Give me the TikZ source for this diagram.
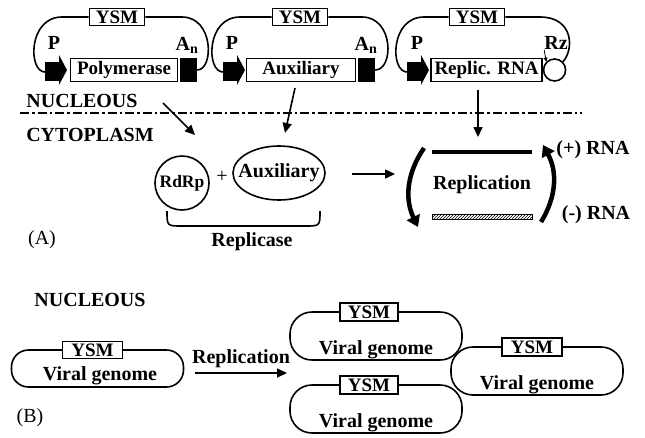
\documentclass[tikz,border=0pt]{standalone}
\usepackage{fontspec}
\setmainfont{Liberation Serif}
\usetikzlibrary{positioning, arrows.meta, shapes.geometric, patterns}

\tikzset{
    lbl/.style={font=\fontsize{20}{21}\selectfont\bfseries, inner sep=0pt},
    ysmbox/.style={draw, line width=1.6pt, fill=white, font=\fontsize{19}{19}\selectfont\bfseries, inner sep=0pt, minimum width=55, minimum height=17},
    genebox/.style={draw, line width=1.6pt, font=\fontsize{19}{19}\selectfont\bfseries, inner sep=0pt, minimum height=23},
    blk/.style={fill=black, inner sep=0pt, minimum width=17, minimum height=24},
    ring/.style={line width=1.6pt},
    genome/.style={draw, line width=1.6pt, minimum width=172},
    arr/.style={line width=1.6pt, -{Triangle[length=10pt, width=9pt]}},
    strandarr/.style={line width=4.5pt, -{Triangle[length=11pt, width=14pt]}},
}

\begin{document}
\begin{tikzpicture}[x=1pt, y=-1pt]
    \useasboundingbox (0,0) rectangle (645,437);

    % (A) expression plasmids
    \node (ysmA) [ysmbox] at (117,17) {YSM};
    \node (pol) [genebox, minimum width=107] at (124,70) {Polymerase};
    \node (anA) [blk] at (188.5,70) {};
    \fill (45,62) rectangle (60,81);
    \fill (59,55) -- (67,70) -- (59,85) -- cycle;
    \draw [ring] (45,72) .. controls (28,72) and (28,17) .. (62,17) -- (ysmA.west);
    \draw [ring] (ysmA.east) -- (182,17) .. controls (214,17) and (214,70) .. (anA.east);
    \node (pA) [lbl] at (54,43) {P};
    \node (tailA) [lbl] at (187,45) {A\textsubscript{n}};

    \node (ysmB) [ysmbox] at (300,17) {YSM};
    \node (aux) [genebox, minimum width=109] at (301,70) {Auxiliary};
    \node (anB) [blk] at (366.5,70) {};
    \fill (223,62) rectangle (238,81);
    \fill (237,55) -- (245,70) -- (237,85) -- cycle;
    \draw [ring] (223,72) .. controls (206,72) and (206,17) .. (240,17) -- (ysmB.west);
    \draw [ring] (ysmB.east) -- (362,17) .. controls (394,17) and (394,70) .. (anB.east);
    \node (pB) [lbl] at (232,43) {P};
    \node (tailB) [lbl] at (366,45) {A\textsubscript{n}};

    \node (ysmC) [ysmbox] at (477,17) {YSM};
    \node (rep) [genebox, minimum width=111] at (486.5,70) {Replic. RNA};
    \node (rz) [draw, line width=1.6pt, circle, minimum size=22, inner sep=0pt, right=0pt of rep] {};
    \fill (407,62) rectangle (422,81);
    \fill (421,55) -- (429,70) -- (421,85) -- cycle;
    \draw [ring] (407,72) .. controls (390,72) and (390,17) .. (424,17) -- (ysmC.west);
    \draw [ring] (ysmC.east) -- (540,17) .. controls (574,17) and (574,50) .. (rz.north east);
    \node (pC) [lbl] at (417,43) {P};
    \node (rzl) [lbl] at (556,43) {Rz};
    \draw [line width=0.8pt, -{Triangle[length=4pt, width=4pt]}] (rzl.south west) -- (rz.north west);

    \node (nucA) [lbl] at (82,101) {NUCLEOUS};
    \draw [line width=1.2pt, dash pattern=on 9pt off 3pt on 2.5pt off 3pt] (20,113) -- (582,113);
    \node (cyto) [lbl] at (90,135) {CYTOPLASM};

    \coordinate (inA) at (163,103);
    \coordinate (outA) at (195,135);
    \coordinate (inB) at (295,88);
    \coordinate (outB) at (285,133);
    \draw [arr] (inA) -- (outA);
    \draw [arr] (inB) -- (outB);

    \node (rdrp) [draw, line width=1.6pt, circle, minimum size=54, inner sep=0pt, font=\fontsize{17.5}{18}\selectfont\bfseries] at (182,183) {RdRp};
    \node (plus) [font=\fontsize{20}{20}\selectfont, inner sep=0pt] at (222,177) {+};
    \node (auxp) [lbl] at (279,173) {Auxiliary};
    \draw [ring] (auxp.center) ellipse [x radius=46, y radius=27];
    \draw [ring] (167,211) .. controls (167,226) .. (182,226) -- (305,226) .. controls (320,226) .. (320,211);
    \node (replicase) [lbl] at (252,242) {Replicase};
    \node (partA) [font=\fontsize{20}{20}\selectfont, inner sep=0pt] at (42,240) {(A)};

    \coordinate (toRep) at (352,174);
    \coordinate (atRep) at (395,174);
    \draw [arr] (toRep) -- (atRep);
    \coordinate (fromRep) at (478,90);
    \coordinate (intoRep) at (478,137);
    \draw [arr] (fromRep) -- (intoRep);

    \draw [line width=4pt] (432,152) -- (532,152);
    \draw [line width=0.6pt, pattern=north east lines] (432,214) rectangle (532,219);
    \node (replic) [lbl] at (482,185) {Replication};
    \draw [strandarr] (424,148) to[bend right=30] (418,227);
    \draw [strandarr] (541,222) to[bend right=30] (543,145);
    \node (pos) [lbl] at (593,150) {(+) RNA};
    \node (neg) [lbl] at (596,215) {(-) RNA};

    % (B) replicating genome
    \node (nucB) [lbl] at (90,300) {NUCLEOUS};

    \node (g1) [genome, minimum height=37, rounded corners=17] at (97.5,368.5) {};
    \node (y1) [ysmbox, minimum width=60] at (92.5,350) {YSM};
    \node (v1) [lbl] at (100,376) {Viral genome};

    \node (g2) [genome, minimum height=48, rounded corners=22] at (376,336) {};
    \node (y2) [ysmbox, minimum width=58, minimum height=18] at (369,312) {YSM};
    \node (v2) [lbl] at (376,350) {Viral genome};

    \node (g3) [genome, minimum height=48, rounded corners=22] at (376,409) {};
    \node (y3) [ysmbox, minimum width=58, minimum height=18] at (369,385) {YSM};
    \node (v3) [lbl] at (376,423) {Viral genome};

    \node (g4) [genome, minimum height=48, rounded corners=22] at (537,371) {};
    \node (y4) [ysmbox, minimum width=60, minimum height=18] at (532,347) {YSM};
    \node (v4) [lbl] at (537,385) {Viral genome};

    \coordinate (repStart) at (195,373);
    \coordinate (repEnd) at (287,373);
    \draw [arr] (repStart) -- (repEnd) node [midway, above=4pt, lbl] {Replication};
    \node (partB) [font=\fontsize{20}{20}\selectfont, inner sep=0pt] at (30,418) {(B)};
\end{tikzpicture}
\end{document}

EXERCISE TASK:
Please reproduce the listing exactly from its opening line through the line that contains "(0,0) rectangle (645,437);", both included, with all pictures omitted.

TASK RESPONSE:
Give me the TikZ source for this diagram.
\documentclass[tikz,border=0pt]{standalone}
\usepackage{fontspec}
\setmainfont{Liberation Serif}
\usetikzlibrary{positioning, arrows.meta, shapes.geometric, patterns}

\tikzset{
    lbl/.style={font=\fontsize{20}{21}\selectfont\bfseries, inner sep=0pt},
    ysmbox/.style={draw, line width=1.6pt, fill=white, font=\fontsize{19}{19}\selectfont\bfseries, inner sep=0pt, minimum width=55, minimum height=17},
    genebox/.style={draw, line width=1.6pt, font=\fontsize{19}{19}\selectfont\bfseries, inner sep=0pt, minimum height=23},
    blk/.style={fill=black, inner sep=0pt, minimum width=17, minimum height=24},
    ring/.style={line width=1.6pt},
    genome/.style={draw, line width=1.6pt, minimum width=172},
    arr/.style={line width=1.6pt, -{Triangle[length=10pt, width=9pt]}},
    strandarr/.style={line width=4.5pt, -{Triangle[length=11pt, width=14pt]}},
}

\begin{document}
\begin{tikzpicture}[x=1pt, y=-1pt]
    \useasboundingbox (0,0) rectangle (645,437);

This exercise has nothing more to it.